The current study presents the outcome of a trial heating system from a waste resource and the importance of a primary energy saving in the Glasgow Underground using the wastewater through a WSHP.

This trial demonstrates that this positive feedback provides a promising output for implementing a viable waste to energy case. It also highlights the opportunity to roll out similar heating setups to other underground networks across Europe. Nonetheless, further similar cases have to be studied to ensure an economical viable installation. A number of incentives may additional support this relatively new heating technology, such as the Renewable Heat Incentive (RHI) [18].

The benefit of reducing the operational as well as the maintenance cost of the existing wastewater discharge system has also to be considered as another positive outcome apart from using a water sourced heat pump with an overall reduced cost due to the non-existence of boreholes which is translated into less capital cost for such an installation.

Additional tools to identify the actual areas where the heat demand is high are also needed to make this a reality with an affordable cost [19]. A detailed analysis of the energy supply potentials in areas in close proximity to the Glasgow Subway System has been undertaken demonstrating future possible applications.

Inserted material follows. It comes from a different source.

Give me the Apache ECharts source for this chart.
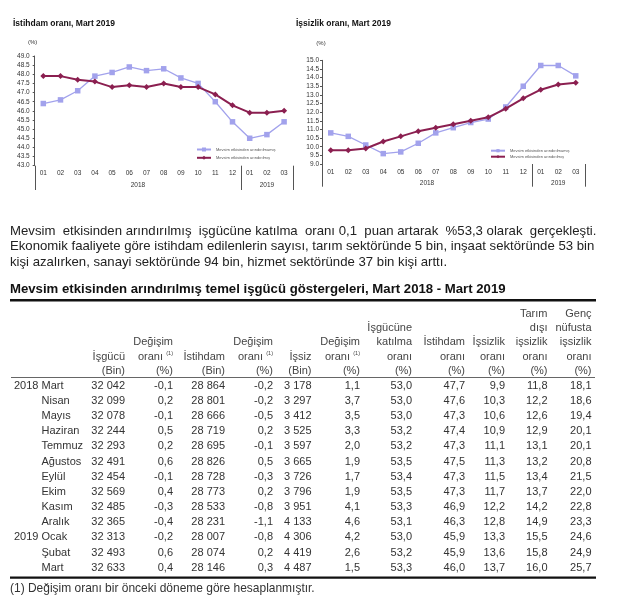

The existence of the Glasgow Heat Map (through the Scottish government) has shown potential areas with a high heat demand helping to identify potential customers for the excess heat output. This is expected to assist in scheduling further heat output exploitation. Even though a number of cases with regard to the use of waste resources to produce energy in underground environments have already been implemented, there has not been anything similar to the Glasgow Subway approach detected elsewhere. As this study presents, direct use of the wastewater to produce heat energy has potential in European cities with a metro system. After taking readings and measurements of the water’s temperature and flow, then it is all about achieving the right collaborations between the Metro company and the nearby premises/businesses. The closer the distance between the source of energy and the final distribution point is, the more efficient and cost effective the installation will be. Commercial alliances and further funding have to be found through national or European schemes and trusts to subsidise large-scale heating installations in order to exploit the excess heat output. This approach is expected to assist in applying the same setup and take advantage of shallow geothermal sources in similar underground environments worldwide.